Toscano received her doctorate in literature from National Autonomous University of Mexico (UNAM).

== Career ==
=== Early career ===
During her early twenties, Toscano wrote and edited poems, short stories, essays, and plays of others. Over her career, she contributed to America, Universidad de Mexico, and Taller Poetico. With María del Carmen Millán, Toscano founded the literary journal Rueca, to generate more exposure for feminist Mexican authors. Rueca was discontinued in 1948, during which time Toscano began documenting her father's efforts to preserve Mexican culture.

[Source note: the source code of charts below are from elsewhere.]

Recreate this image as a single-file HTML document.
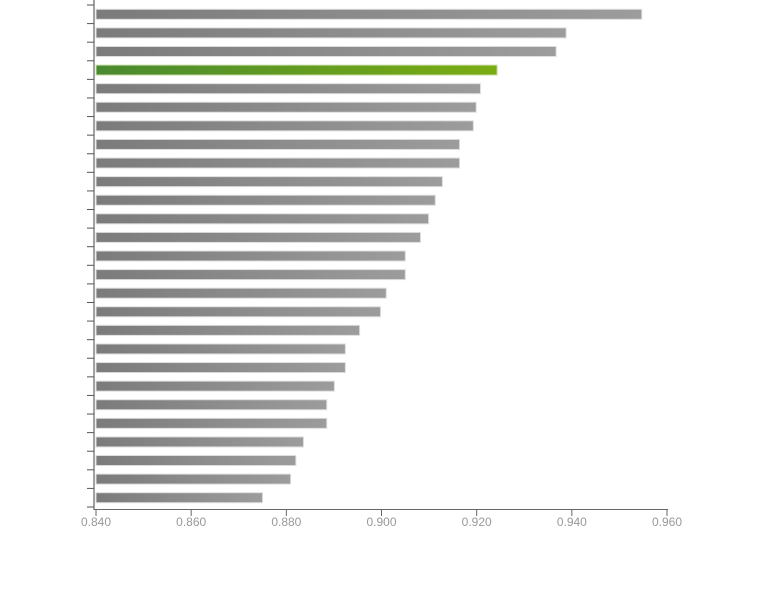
<!DOCTYPE html>
<html><head><meta charset="utf-8"><style>
html,body{margin:0;padding:0;background:#fff;width:757px;height:599px;overflow:hidden}
svg{display:block}
text{font-family:"Liberation Sans Narrow","Liberation Sans",sans-serif;}
</style></head><body>
<svg id="chart" width="757" height="599">
<defs>
<linearGradient id="gGray" x1="0" x2="1" y1="0" y2="0"><stop offset="0" stop-color="#7b7b7b"/><stop offset="1" stop-color="#9c9c9c"/></linearGradient>
<linearGradient id="gGreen" x1="0" x2="1" y1="0" y2="0"><stop offset="0" stop-color="#4a8a30"/><stop offset="1" stop-color="#7aac12"/></linearGradient>
</defs>
<g id="bars"></g>
<g id="axes"></g>
</svg>
<script>
const categories = ["r1","r2","r3","r4","r5","r6","r7","r8","r9","r10","r11","r12","r13","r14","r15","r16","r17","r18","r19","r20","r21","r22","r23","r24","r25","r26","r27"];
const values = [0.9547,0.9388,0.9367,0.9243,0.9208,0.9199,0.9193,0.9164,0.9164,0.9128,0.9113,0.9099,0.9082,0.9050,0.9050,0.9010,0.8998,0.8954,0.8924,0.8924,0.8901,0.8885,0.8885,0.8836,0.8820,0.8809,0.8750];
const highlight = [3];
const tickValues = [0.84,0.86,0.88,0.90,0.92,0.94,0.96];
const tickLabels = ["0.840","0.860","0.880","0.900","0.920","0.940","0.960"];

const NS="http://www.w3.org/2000/svg";
const xMin=0.84,xMax=0.96,x0=96,x1=667;
const x=v=>x0+(v-xMin)/(xMax-xMin)*(x1-x0);
const yTop=5,yBot=507,band=(yBot-yTop)/categories.length;
const y=i=>yTop+i*band;
const barH=10;
const bars=document.getElementById('bars'),axes=document.getElementById('axes');
function mk(tag,attrs,parent){const e=document.createElementNS(NS,tag);for(const k in attrs)e.setAttribute(k,attrs[k]);parent.appendChild(e);return e;}
categories.forEach((c,i)=>{
  const hl=highlight.includes(i);
  const r=mk('rect',{x:x0,y:y(i)+(band-barH)/2,width:Math.max(0,x(values[i])-x0),height:barH,fill:hl?'url(#gGreen)':'url(#gGray)',stroke:hl?'#cfe0b0':'#dddddd','stroke-width':1},bars);
  
  
});
// y axis
const ya=mk('line',{x1:94,x2:94,y1:0,y2:510,stroke:'#444','stroke-width':1},axes);


for(let i=0;i<=categories.length;i++){
  const t=mk('line',{x1:87,x2:94,y1:y(i),y2:y(i),stroke:'#555','stroke-width':1},axes);
  
  
}
const xa=mk('line',{x1:94,x2:668,y1:509.5,y2:509.5,stroke:'#666','stroke-width':1},axes);


tickValues.forEach((v,i)=>{
  const t=mk('line',{x1:x(v),x2:x(v),y1:509,y2:516,stroke:'#666','stroke-width':1},axes);
  
  
  const l=mk('text',{x:x(v),y:526,'text-anchor':'middle','font-size':12,fill:'#999'},axes);
  l.textContent=tickLabels[i];
  
  
});
</script>
</body></html>
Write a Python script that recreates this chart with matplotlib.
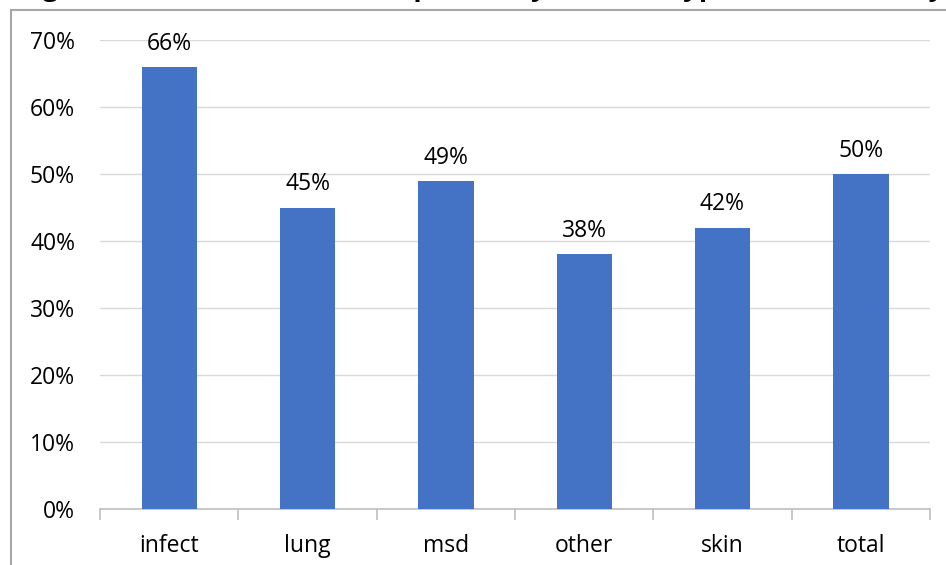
import matplotlib
matplotlib.use("Agg")
import matplotlib.pyplot as plt
from matplotlib.lines import Line2D
from matplotlib.ticker import FuncFormatter, MultipleLocator

# ── Data ───────────────────────────────────────────────────────────────────────

categories = ["infect", "lung", "msd", "other", "skin", "total"]
values     = [66, 45, 49, 38, 42, 50]
title_text = "Figure 4: Percent of Cases Reported by Disease Type, 2016, Industry"

BAR_COLOR  = "#4472c4"
GRID_COLOR = "#d9d9d9"
AXIS_COLOR = "#bfbfbf"
FRAME_COLOR = "#a6a6a6"
FS = 16.5

plt.rcParams["font.family"] = ["Open Sans", "DejaVu Sans"]

fig = plt.figure(figsize=(9.46, 5.65), dpi=100)

# outer chart frame (cropped at top/right/bottom)
fx, fy = 10.5 / 946, 1 - 9.5 / 565
fig.add_artist(Line2D([fx, 1], [fy, fy], transform=fig.transFigure,
                      color=FRAME_COLOR, linewidth=1.5))
fig.add_artist(Line2D([fx, fx], [0, fy], transform=fig.transFigure,
                      color=FRAME_COLOR, linewidth=1.5))

# cropped title - only the descenders remain visible
fig.text(0.02, 1 + 5 / 565, title_text, fontsize=20, fontweight="bold",
         ha="left", va="baseline", color="black")

ax = fig.add_axes([100 / 946, 1 - 509 / 565, 830 / 946, 469 / 565])

x = range(len(categories))
ax.bar(x, values, width=0.4, color=BAR_COLOR, zorder=3)

for xi, v in zip(x, values):
    ax.annotate(f"{v}%", (xi, v), xytext=(0, 8), textcoords="offset points",
                ha="center", va="bottom", fontsize=FS)

ax.set_xlim(-0.5, len(categories) - 0.5)
ax.set_ylim(0, 70)
ax.yaxis.set_major_locator(MultipleLocator(10))
ax.yaxis.set_major_formatter(FuncFormatter(lambda y, _: f"{y:.0f}%"))
ax.grid(axis="y", color=GRID_COLOR, linewidth=1, zorder=0)

for s in ["top", "right", "left"]:
    ax.spines[s].set_visible(False)
ax.spines["bottom"].set_color(AXIS_COLOR)
ax.spines["bottom"].set_linewidth(1.2)

# category labels centred, ticks on boundaries
ax.set_xticks([i - 0.5 for i in range(len(categories) + 1)])
ax.set_xticklabels([])
ax.set_xticks(list(x), minor=True)
ax.set_xticklabels(categories, minor=True, fontsize=FS)
ax.tick_params(axis="x", which="major", length=8, color=AXIS_COLOR, width=1.2,
               direction="out")
ax.tick_params(axis="x", which="minor", length=0, pad=18)
ax.tick_params(axis="y", length=0, labelsize=FS, pad=18)

fig.savefig("out.png", dpi=100)
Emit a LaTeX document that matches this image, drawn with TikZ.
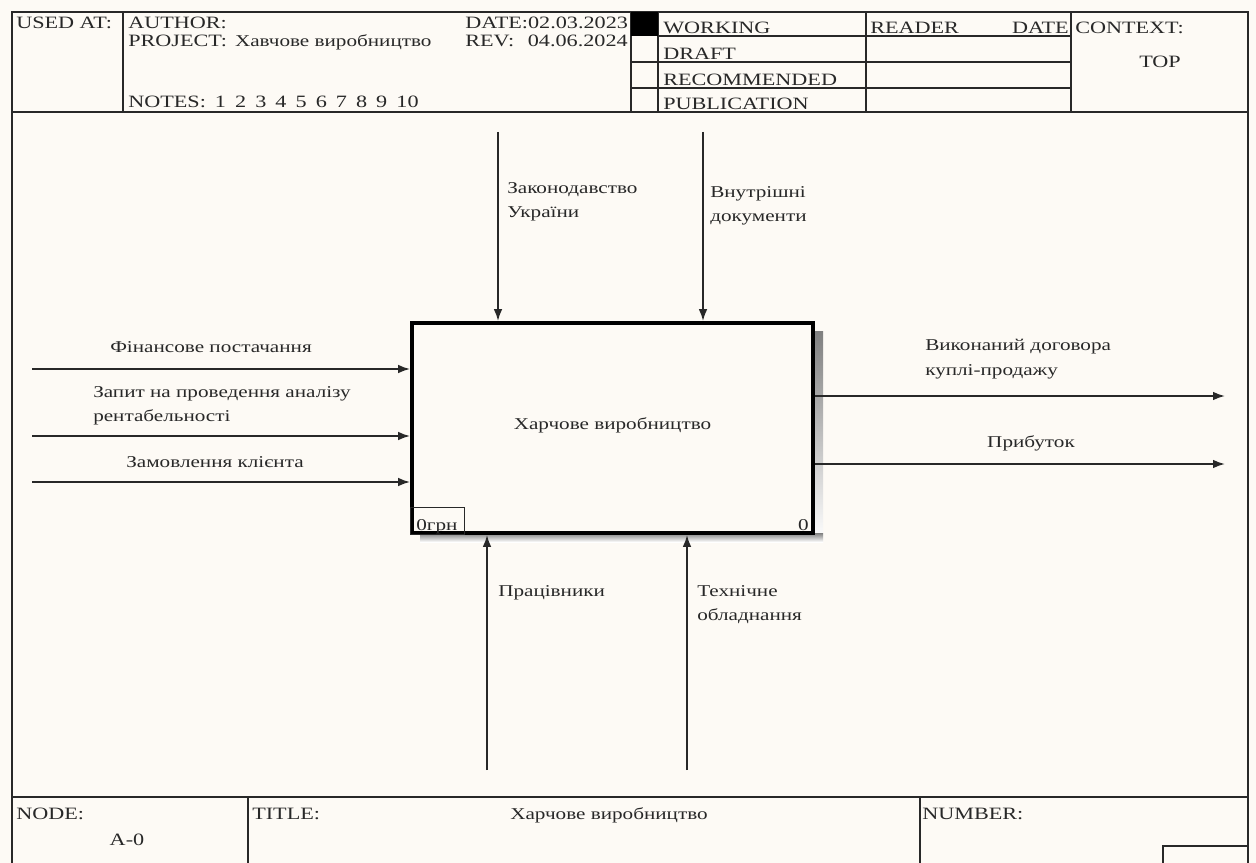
\documentclass[tikz,border=0pt]{standalone}
\usepackage{fontspec}
\setmainfont{Liberation Serif}[FakeStretch=1.28]
\usetikzlibrary{arrows.meta}
\definecolor{bg}{RGB}{253,250,245}
\definecolor{ln}{RGB}{40,40,40}
\definecolor{shade}{RGB}{180,180,180}
\newcommand{\ngap}{\hspace{6.8pt}}
\begin{document}
\begin{tikzpicture}[x=0.75pt,y=-0.75pt,
  frame/.style={draw=ln, line width=1.5pt},
  txt/.style={inner sep=0pt, text=ln, font=\fontsize{12.4}{18.5}\selectfont},
  htxt/.style={inner sep=0pt, text=ln, font=\fontsize{13}{15}\selectfont},
  ml/.style={txt, align=left, anchor=north west},
  flow/.style={draw=ln, line width=1.4pt, -{Latex[length=9pt,width=6.5pt]}},
  actbox/.style={draw=black, line width=2.8pt, fill=bg, inner sep=0pt,
    minimum width=300.75pt, minimum height=157.5pt, text=ln,
    font=\fontsize{12.4}{18.5}\selectfont}]
% background / bounding box
\fill[bg] (0,0) rectangle (1256,863);
\useasboundingbox (0,0) rectangle (1256,863);
% outer frame
\draw[frame] (12,863) -- (12,12) -- (1248,12) -- (1248,863);
% header grid
\draw[frame] (12,112) -- (1248,112);
\draw[frame] (123,12) -- (123,112);
\draw[frame] (631,12) -- (631,112);
\draw[frame] (658,12) -- (658,112);
\draw[frame] (866,12) -- (866,112);
\draw[frame] (1071,12) -- (1071,112);
\draw[frame] (658,36) -- (1071,36);
\draw[frame] (631,62) -- (1071,62);
\draw[frame] (631,88) -- (1071,88);
\fill[black] (631,12) rectangle (658,36);
% header texts
\node[htxt, anchor=base west] (usedat) at (16,29) {USED AT:};
\node[htxt, anchor=base west] (author) at (128,29) {AUTHOR:};
\node[htxt, anchor=base west] (project) at (128,47) {PROJECT:\hspace{6pt}{\fontsize{12.4}{15}\selectfont Хавчове виробництво}};
\node[htxt, anchor=base west] (notes) at (128,108) {NOTES:\ngap 1\ngap 2\ngap 3\ngap 4\ngap 5\ngap 6\ngap 7\ngap 8\ngap 9\ngap 10};
\node[htxt, anchor=base west] (date) at (465,29) {DATE:02.03.2023};
\node[htxt, anchor=base west] (rev) at (465,47) {REV:};
\node[htxt, anchor=base east] (revdate) at (628,47) {04.06.2024};
\node[htxt, anchor=base west] (working) at (663,34) {WORKING};
\node[htxt, anchor=base west] (draft) at (663,60) {DRAFT};
\node[htxt, anchor=base west] (recommended) at (663,86) {RECOMMENDED};
\node[htxt, anchor=base west] (publication) at (663,110) {PUBLICATION};
\node[htxt, anchor=base west] (reader) at (870,34) {READER};
\node[htxt, anchor=base east] (rdate) at (1069,34) {DATE};
\node[htxt, anchor=base west] (context) at (1075,34) {CONTEXT:};
\node[htxt, anchor=base] (top) at (1160,68) {TOP};
% footer
\draw[frame] (12,797) -- (1248,797);
\draw[frame] (248,797) -- (248,863);
\draw[frame] (920,797) -- (920,863);
\draw[frame] (1163,863) -- (1163,846) -- (1248,846);
\node[htxt, anchor=base west] (nodelbl) at (16,819) {NODE:};
\node[htxt, anchor=base] (nodeval) at (127,845) {A-0};
\node[htxt, anchor=base west] (titlelbl) at (252,819) {TITLE:};
\node[txt, anchor=base] (titleval) at (609,819) {Харчове виробництво};
\node[htxt, anchor=base west] (numberlbl) at (922,819) {NUMBER:};
% activity box with shadow
\fill[shade] (813,331) rectangle (823,542);
\fill[shade] (420,533) rectangle (823,542);
\node[actbox] (box) at (612.5,428) {\raisebox{7pt}{Харчове виробництво}};
\node[draw=ln, line width=0.9pt, inner sep=0pt, anchor=south west,
  minimum width=40.5pt, minimum height=20.25pt] (cost) at (box.south west) {};
\node[txt, anchor=base west] (costtxt) at (416,530) {0грн};
\node[txt, anchor=base east] (boxnum) at (809,530) {0};
% inputs
\coordinate (in1) at (32,369);
\coordinate (in2) at (32,436);
\coordinate (in3) at (32,482);
\draw[flow] (in1) -- (in1 -| box.west);
\draw[flow] (in2) -- (in2 -| box.west);
\draw[flow] (in3) -- (in3 -| box.west);
\node[txt, anchor=base] (l1) at (211,352) {Фінансове постачання};
\node[ml] (l2) at (93,386) {Запит на проведення аналізу\\рентабельності};
\node[txt, anchor=base] (l3) at (215,467) {Замовлення клієнта};
% controls
\coordinate (c1) at (498,132);
\coordinate (c2) at (703,132);
\draw[flow] (c1) -- (c1 |- box.north);
\draw[flow] (c2) -- (c2 |- box.north);
\node[ml] (lc1) at (507,182) {Законодавство\\України};
\node[ml] (lc2) at (710,186) {Внутрішні\\документи};
% mechanisms
\coordinate (m1) at (487,770);
\coordinate (m2) at (687,770);
\draw[flow] (m1) -- (m1 |- box.south);
\draw[flow] (m2) -- (m2 |- box.south);
\node[ml] (lm1) at (498,585) {Працівники};
\node[ml] (lm2) at (697,585) {Технічне\\обладнання};
% outputs
\coordinate (o1) at (1225,396);
\coordinate (o2) at (1225,464);
\draw[flow] (o1 -| box.east) -- (o1);
\draw[flow] (o2 -| box.east) -- (o2);
\node[ml] (lo1) at (925,339) {Виконаний договора\\куплі-продажу};
\node[txt, anchor=base] (lo2) at (1031,447) {Прибуток};
\end{tikzpicture}
\end{document}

=== Memorias de un mexicano ===
Toscano realized her father's goals to produce a film of the Mexican Revolution, (Note: One of Salvador Toscano Barragán’s main goals of his career was to produce a compilation film highlighting the complete history of the Mexican Revolution, the time period of Carmen’s childhood and adolescence. These efforts were put forth between the early 1910s to the mid 1930s. By 1937, an exhausted Salvador made one attempt to sell a reel of his raw footage to the Public Education Ministry. Carmen took over the effort, making two futile attempts to partly offload the archive; first in 1942 to Iris Barry of the New York Museum of Modern Art Film Library and then in 1945 to a British Museum. In 1946, she had a chance encounter with Paramount Pictures executive Chico Alonso, which led sell the archived materials to the film studio. By 1947, following her father’s death, Carmen had a majority of the 100,000 feet of film the archive consisted of – but the prospective deal with Paramount Pictures fell through.) when she worked with Cinematográfica Latinoamericana, S.A. Studios to construct the narrated Memorias de un mexicano film, which depicts of Mexican daily life documented by Salvador and others between the years 1897 to 1946. The fictional narrative, with voice-over by actor Manuel Bernal, revolves around the last fifteen-year reign of dictator Porfirio Díaz, the subsequent Mexican Revolution, and life in post-revolutionary Mexico. Memorias de un mexicano premiered in 1950 to critical acclaim, being praised for its objectivity and impartiality towards its subject matter. Toscano was also identified as a pioneer in the genre of documentary filmmaking, as well as one of the leaders of the Mexican preservationist movement.

=== Later career ===
She continued to preserve her father's archive and legacy. In 1959, Toscano's play, La llorna, was made into a film of the same name by René Cardona. In 1963, Toscano compiled historical film archives, now located at Cinemateca de México. By 1967, Memorias was officially declared a “historical monument” by the National Institute for Archaeology and History, according to Novedadas. In 1976, Toscano used some of the excess footage from the archive to create an additional film entitled Ronda revolucionara, which remains unreleased. She needed to stop her work on the film due to her health. Over her career, she worked on television.

== Personal life ==
Toscano was married to Manuel Moreno Sánchez, a lawyer, judge, professor, and politician with the Institutional Revolutionary Party (PRI) who later ran as an opposition candidate in the 1982 presidential election. They had daughter Alejandra, son Héctor, and daughter Carmen, a lawyer and ambassador. Alejandra was a secretary general of the Department of the Federal District; Héctor was a federal deputy. The children had the surname Moreno Toscano.

She died on January 14, 1988, in the city of Aguascalientes, Mexico. Sánchez established the Carmen Toscano Foundation in her honor as a means of further documenting and archiving natural footage of Mexico in an effort to preserve the culture.